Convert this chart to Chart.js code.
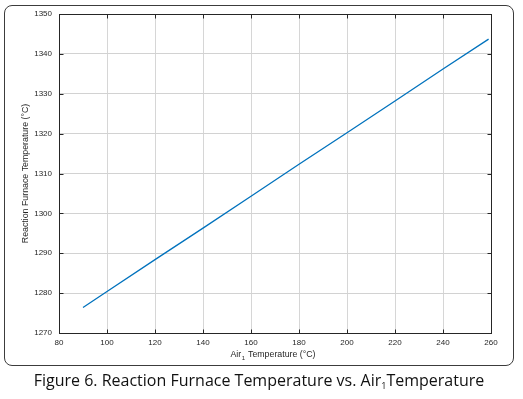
<!DOCTYPE html>
<html>
<head>
<meta charset="utf-8">
<script src="https://cdn.jsdelivr.net/npm/chart.js@4/dist/chart.umd.min.js"></script>
<style>
  html, body { margin: 0; padding: 0; background: #fff; }
  body { width: 523px; height: 399px; position: relative; overflow: hidden; }
  #frame {
    position: absolute; left: 4px; top: 5px; width: 510px; height: 361px;
    box-sizing: border-box; border: 1.5px solid #3c3c3c; border-radius: 8px;
  }
  #wrap { position: absolute; left: 0; top: 0; width: 523px; height: 370px; }
  #caption {
    position: absolute; left: 4px; top: 369px; width: 510px; text-align: center;
    font-family: "Open Sans", "Noto Sans", sans-serif; font-size: 16px; color: #111;
    white-space: nowrap;
  }
  #caption sub { font-size: 9px; vertical-align: -3px; }
</style>
</head>
<body>
<div id="frame"></div>
<div id="wrap"><canvas id="furnaceChart" width="523" height="370"></canvas></div>
<div id="caption">Figure 6. Reaction Furnace Temperature vs. Air<sub>1</sub>Temperature</div>
<script>
// values
const airTemp = [90, 100, 120, 140, 160, 180, 200, 220, 240, 259];
const furnaceTemp = [1276.4, 1280.4, 1288.4, 1296.3, 1304.3, 1312.3, 1320.2, 1328.2, 1336.2, 1343.7];
const xTicks = [80, 100, 120, 140, 160, 180, 200, 220, 240, 260];
const yTicks = [1270, 1280, 1290, 1300, 1310, 1320, 1330, 1340, 1350];

const tickFont = { family: '"Liberation Sans", Arial, sans-serif', size: 8 };
const titleFont = { family: '"Liberation Sans", Arial, sans-serif', size: 8.8 };

// black box round the axes, with inward ticks on all four sides, plus the x title with subscript
const boxPlugin = {
  id: 'boxPlugin',
  afterDatasetsDraw(chart) {
    const ctx = chart.ctx;
    const a = chart.chartArea;
    const xs = chart.scales.x, ys = chart.scales.y;
    const L = Math.round(a.left) + 0.5, R = Math.round(a.right) + 0.5;
    const T = Math.round(a.top) + 0.5, B = Math.round(a.bottom) + 0.5;
    ctx.save();
    ctx.strokeStyle = '#262626';
    ctx.lineWidth = 1;
    ctx.strokeRect(L, T, R - L, B - T);
    ctx.beginPath();
    xTicks.forEach(v => {
      const px = Math.round(xs.getPixelForValue(v)) + 0.5;
      ctx.moveTo(px, B); ctx.lineTo(px, B - 4);
      ctx.moveTo(px, T); ctx.lineTo(px, T + 4);
    });
    yTicks.forEach(v => {
      const py = Math.round(ys.getPixelForValue(v)) + 0.5;
      ctx.moveTo(L, py); ctx.lineTo(L + 4, py);
      ctx.moveTo(R, py); ctx.lineTo(R - 4, py);
    });
    ctx.stroke();

    // x axis title: Air₁ Temperature (°C)
    const cx = (a.left + a.right) / 2 - 2;
    const cy = 357;
    ctx.fillStyle = '#262626';
    ctx.textBaseline = 'alphabetic';
    ctx.font = '8.8px "Liberation Sans", Arial, sans-serif';
    const p1 = 'Air', p3 = ' Temperature (\u00B0C)';
    const w1 = ctx.measureText(p1).width, w3 = ctx.measureText(p3).width;
    ctx.font = '6px "Liberation Sans", Arial, sans-serif';
    const w2 = ctx.measureText('1').width + 1;
    let x0 = cx - (w1 + w2 + w3) / 2;
    ctx.font = '8.8px "Liberation Sans", Arial, sans-serif';
    ctx.textAlign = 'left';
    ctx.fillText(p1, x0, cy);
    ctx.font = '6px "Liberation Sans", Arial, sans-serif';
    ctx.fillText('1', x0 + w1 + 0.5, cy + 3);
    ctx.font = '8.8px "Liberation Sans", Arial, sans-serif';
    ctx.fillText(p3, x0 + w1 + w2, cy);
    ctx.restore();
  }
};

const ctx = document.getElementById('furnaceChart').getContext('2d');
new Chart(ctx, {
  type: 'scatter',
  data: {
    datasets: [{
      data: airTemp.map((x, i) => ({ x: x, y: furnaceTemp[i] })),
      showLine: true,
      borderColor: '#0072BD',
      borderWidth: 1.3,
      pointRadius: 0,
      tension: 0
    }]
  },
  options: {
    responsive: false,
    animation: false,
    events: [],
    layout: { padding: { top: 14, right: 32, left: 0, bottom: 0 } },
    plugins: { legend: { display: false }, tooltip: { enabled: false } },
    scales: {
      x: {
        type: 'linear',
        min: 80, max: 260,
        afterFit: s => { s.height = 37; },
        afterBuildTicks: s => { s.ticks = xTicks.map(v => ({ value: v })); },
        border: { display: false },
        grid: { color: '#d6d6d6', drawTicks: false, lineWidth: 1, borderDash: [1, 1] },
        ticks: { font: tickFont, color: '#262626', padding: 5, maxRotation: 0, callback: v => String(v) },
        title: { display: false }
      },
      y: {
        type: 'linear',
        min: 1270, max: 1350,
        afterFit: s => { s.width = 59; },
        afterBuildTicks: s => { s.ticks = yTicks.map(v => ({ value: v })); },
        border: { display: false },
        grid: { color: '#d2d2d2', drawTicks: false, lineWidth: 1, borderDash: [2, 1] },
        ticks: { font: tickFont, color: '#262626', padding: 7, callback: v => String(v) },
        title: {
          display: true,
          text: 'Reaction Furnace Temperature (\u00B0C)',
          font: titleFont,
          color: '#262626',
          padding: { top: 20.5, bottom: 0 }
        }
      }
    }
  },
  plugins: [boxPlugin]
});
</script>
</body>
</html>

[Task description]: Repeat the material above in full and exactly, omitting the pictures.

[Reply]:
Convert this chart to Chart.js code.
<!DOCTYPE html>
<html>
<head>
<meta charset="utf-8">
<script src="https://cdn.jsdelivr.net/npm/chart.js@4/dist/chart.umd.min.js"></script>
<style>
  html, body { margin: 0; padding: 0; background: #fff; }
  body { width: 523px; height: 399px; position: relative; overflow: hidden; }
  #frame {
    position: absolute; left: 4px; top: 5px; width: 510px; height: 361px;
    box-sizing: border-box; border: 1.5px solid #3c3c3c; border-radius: 8px;
  }
  #wrap { position: absolute; left: 0; top: 0; width: 523px; height: 370px; }
  #caption {
    position: absolute; left: 4px; top: 369px; width: 510px; text-align: center;
    font-family: "Open Sans", "Noto Sans", sans-serif; font-size: 16px; color: #111;
    white-space: nowrap;
  }
  #caption sub { font-size: 9px; vertical-align: -3px; }
</style>
</head>
<body>
<div id="frame"></div>
<div id="wrap"><canvas id="furnaceChart" width="523" height="370"></canvas></div>
<div id="caption">Figure 6. Reaction Furnace Temperature vs. Air<sub>1</sub>Temperature</div>
<script>
// values
const airTemp = [90, 100, 120, 140, 160, 180, 200, 220, 240, 259];
const furnaceTemp = [1276.4, 1280.4, 1288.4, 1296.3, 1304.3, 1312.3, 1320.2, 1328.2, 1336.2, 1343.7];
const xTicks = [80, 100, 120, 140, 160, 180, 200, 220, 240, 260];
const yTicks = [1270, 1280, 1290, 1300, 1310, 1320, 1330, 1340, 1350];

const tickFont = { family: '"Liberation Sans", Arial, sans-serif', size: 8 };
const titleFont = { family: '"Liberation Sans", Arial, sans-serif', size: 8.8 };

// black box round the axes, with inward ticks on all four sides, plus the x title with subscript
const boxPlugin = {
  id: 'boxPlugin',
  afterDatasetsDraw(chart) {
    const ctx = chart.ctx;
    const a = chart.chartArea;
    const xs = chart.scales.x, ys = chart.scales.y;
    const L = Math.round(a.left) + 0.5, R = Math.round(a.right) + 0.5;
    const T = Math.round(a.top) + 0.5, B = Math.round(a.bottom) + 0.5;
    ctx.save();
    ctx.strokeStyle = '#262626';
    ctx.lineWidth = 1;
    ctx.strokeRect(L, T, R - L, B - T);
    ctx.beginPath();
    xTicks.forEach(v => {
      const px = Math.round(xs.getPixelForValue(v)) + 0.5;
      ctx.moveTo(px, B); ctx.lineTo(px, B - 4);
      ctx.moveTo(px, T); ctx.lineTo(px, T + 4);
    });
    yTicks.forEach(v => {
      const py = Math.round(ys.getPixelForValue(v)) + 0.5;
      ctx.moveTo(L, py); ctx.lineTo(L + 4, py);
      ctx.moveTo(R, py); ctx.lineTo(R - 4, py);
    });
    ctx.stroke();

    // x axis title: Air₁ Temperature (°C)
    const cx = (a.left + a.right) / 2 - 2;
    const cy = 357;
    ctx.fillStyle = '#262626';
    ctx.textBaseline = 'alphabetic';
    ctx.font = '8.8px "Liberation Sans", Arial, sans-serif';
    const p1 = 'Air', p3 = ' Temperature (\u00B0C)';
    const w1 = ctx.measureText(p1).width, w3 = ctx.measureText(p3).width;
    ctx.font = '6px "Liberation Sans", Arial, sans-serif';
    const w2 = ctx.measureText('1').width + 1;
    let x0 = cx - (w1 + w2 + w3) / 2;
    ctx.font = '8.8px "Liberation Sans", Arial, sans-serif';
    ctx.textAlign = 'left';
    ctx.fillText(p1, x0, cy);
    ctx.font = '6px "Liberation Sans", Arial, sans-serif';
    ctx.fillText('1', x0 + w1 + 0.5, cy + 3);
    ctx.font = '8.8px "Liberation Sans", Arial, sans-serif';
    ctx.fillText(p3, x0 + w1 + w2, cy);
    ctx.restore();
  }
};

const ctx = document.getElementById('furnaceChart').getContext('2d');
new Chart(ctx, {
  type: 'scatter',
  data: {
    datasets: [{
      data: airTemp.map((x, i) => ({ x: x, y: furnaceTemp[i] })),
      showLine: true,
      borderColor: '#0072BD',
      borderWidth: 1.3,
      pointRadius: 0,
      tension: 0
    }]
  },
  options: {
    responsive: false,
    animation: false,
    events: [],
    layout: { padding: { top: 14, right: 32, left: 0, bottom: 0 } },
    plugins: { legend: { display: false }, tooltip: { enabled: false } },
    scales: {
      x: {
        type: 'linear',
        min: 80, max: 260,
        afterFit: s => { s.height = 37; },
        afterBuildTicks: s => { s.ticks = xTicks.map(v => ({ value: v })); },
        border: { display: false },
        grid: { color: '#d6d6d6', drawTicks: false, lineWidth: 1, borderDash: [1, 1] },
        ticks: { font: tickFont, color: '#262626', padding: 5, maxRotation: 0, callback: v => String(v) },
        title: { display: false }
      },
      y: {
        type: 'linear',
        min: 1270, max: 1350,
        afterFit: s => { s.width = 59; },
        afterBuildTicks: s => { s.ticks = yTicks.map(v => ({ value: v })); },
        border: { display: false },
        grid: { color: '#d2d2d2', drawTicks: false, lineWidth: 1, borderDash: [2, 1] },
        ticks: { font: tickFont, color: '#262626', padding: 7, callback: v => String(v) },
        title: {
          display: true,
          text: 'Reaction Furnace Temperature (\u00B0C)',
          font: titleFont,
          color: '#262626',
          padding: { top: 20.5, bottom: 0 }
        }
      }
    }
  },
  plugins: [boxPlugin]
});
</script>
</body>
</html>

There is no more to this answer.